What you will do => Set down exactly the lines of the listing below, please, beginning with the first and ending with the line that holds "import numpy as np".

--- Start Given material ---

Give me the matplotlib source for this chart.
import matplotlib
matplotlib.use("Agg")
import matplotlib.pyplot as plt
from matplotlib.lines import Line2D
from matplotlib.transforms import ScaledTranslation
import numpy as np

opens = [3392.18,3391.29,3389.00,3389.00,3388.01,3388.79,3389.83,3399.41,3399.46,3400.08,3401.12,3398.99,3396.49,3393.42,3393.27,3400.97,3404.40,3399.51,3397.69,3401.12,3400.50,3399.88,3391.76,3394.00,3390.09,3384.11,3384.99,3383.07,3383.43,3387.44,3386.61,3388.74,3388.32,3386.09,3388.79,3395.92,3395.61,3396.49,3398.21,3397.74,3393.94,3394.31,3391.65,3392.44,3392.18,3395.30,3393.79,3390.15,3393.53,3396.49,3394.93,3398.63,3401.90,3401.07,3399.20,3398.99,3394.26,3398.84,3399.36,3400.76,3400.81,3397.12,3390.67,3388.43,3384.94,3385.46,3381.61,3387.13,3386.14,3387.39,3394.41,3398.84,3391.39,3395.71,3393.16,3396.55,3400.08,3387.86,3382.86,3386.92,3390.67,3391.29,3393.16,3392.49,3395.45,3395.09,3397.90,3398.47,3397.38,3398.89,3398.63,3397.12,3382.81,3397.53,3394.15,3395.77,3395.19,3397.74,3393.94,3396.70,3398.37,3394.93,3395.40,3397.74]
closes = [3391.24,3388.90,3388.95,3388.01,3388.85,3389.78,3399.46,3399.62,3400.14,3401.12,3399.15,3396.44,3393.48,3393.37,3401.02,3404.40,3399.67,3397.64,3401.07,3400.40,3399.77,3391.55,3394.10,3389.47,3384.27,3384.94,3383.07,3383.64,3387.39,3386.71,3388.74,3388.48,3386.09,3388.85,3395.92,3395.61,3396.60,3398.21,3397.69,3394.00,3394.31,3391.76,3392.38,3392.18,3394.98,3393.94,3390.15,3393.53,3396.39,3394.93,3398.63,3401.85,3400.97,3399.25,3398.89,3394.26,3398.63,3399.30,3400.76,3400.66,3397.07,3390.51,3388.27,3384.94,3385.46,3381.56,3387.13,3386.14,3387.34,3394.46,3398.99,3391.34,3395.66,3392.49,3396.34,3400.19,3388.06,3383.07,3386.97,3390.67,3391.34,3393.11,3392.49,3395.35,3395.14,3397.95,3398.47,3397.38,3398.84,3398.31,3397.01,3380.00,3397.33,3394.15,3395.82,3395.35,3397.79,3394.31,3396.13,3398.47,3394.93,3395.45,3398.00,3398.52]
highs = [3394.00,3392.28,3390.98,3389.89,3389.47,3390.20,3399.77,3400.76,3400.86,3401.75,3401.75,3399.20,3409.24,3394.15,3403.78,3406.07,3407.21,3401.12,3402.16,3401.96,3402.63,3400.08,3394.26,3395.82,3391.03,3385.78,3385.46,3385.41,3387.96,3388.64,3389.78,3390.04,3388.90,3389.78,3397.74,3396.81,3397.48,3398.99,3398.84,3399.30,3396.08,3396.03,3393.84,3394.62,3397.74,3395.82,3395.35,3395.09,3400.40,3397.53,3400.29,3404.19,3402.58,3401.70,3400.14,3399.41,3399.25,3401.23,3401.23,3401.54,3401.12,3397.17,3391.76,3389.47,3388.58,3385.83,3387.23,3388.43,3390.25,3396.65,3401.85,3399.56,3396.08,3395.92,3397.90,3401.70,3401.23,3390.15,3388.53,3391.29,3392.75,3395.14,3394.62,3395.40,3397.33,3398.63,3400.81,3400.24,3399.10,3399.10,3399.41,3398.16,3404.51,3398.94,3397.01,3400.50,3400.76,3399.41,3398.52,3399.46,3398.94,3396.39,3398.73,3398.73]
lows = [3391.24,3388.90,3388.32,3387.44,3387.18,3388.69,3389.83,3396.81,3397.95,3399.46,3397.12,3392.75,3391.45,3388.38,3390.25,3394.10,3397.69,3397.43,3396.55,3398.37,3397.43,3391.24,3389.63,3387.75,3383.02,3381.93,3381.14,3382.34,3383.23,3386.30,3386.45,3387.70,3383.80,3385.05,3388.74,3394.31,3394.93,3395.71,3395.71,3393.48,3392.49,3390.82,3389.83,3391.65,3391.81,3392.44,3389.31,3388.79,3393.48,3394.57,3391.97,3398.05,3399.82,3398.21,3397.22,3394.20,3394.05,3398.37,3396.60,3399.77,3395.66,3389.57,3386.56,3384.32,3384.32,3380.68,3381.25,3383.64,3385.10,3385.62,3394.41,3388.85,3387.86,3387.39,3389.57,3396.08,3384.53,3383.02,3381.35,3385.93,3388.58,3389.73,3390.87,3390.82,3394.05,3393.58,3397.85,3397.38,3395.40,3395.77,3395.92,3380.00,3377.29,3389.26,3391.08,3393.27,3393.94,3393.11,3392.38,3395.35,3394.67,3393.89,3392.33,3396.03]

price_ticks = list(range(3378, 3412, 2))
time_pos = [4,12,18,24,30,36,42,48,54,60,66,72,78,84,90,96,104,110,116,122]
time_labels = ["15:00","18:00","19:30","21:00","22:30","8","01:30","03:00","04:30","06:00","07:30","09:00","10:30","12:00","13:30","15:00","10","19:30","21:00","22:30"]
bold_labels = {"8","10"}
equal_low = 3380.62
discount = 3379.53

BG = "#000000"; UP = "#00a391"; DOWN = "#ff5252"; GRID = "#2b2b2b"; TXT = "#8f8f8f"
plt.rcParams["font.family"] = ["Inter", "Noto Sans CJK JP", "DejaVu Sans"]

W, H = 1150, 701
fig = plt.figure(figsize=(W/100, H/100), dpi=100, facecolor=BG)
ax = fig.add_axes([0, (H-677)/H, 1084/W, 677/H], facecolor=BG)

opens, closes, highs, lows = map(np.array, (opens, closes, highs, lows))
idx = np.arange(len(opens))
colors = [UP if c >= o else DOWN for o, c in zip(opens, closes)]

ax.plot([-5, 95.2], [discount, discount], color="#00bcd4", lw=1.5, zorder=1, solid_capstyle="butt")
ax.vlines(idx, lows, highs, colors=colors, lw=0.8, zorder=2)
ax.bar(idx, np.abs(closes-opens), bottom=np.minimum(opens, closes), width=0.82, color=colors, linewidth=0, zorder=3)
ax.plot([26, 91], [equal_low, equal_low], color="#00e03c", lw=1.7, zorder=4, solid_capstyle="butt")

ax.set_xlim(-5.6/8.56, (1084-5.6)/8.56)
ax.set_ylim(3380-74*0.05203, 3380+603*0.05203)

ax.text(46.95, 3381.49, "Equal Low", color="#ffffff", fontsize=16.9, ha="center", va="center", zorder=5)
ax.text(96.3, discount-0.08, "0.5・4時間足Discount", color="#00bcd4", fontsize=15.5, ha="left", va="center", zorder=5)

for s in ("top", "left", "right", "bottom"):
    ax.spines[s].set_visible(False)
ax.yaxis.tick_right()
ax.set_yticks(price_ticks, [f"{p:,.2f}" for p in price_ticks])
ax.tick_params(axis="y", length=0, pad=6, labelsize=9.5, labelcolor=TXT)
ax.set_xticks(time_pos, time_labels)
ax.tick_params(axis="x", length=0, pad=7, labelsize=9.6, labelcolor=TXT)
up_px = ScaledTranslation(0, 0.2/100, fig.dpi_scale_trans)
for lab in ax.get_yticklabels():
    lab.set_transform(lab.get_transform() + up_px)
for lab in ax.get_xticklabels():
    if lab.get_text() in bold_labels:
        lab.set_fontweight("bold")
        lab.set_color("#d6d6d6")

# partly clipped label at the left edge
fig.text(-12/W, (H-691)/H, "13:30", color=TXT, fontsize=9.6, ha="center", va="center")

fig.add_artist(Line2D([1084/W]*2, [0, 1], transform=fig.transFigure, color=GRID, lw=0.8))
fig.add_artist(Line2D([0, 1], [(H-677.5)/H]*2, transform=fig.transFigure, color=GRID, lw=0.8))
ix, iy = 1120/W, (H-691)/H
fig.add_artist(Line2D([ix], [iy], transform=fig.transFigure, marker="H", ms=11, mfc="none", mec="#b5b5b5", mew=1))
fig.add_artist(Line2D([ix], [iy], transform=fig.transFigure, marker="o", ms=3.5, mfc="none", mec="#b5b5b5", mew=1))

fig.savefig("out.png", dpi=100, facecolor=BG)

--- End Given material ---

Exercise response =>
Give me the matplotlib source for this chart.
import matplotlib
matplotlib.use("Agg")
import matplotlib.pyplot as plt
from matplotlib.lines import Line2D
from matplotlib.transforms import ScaledTranslation
import numpy as np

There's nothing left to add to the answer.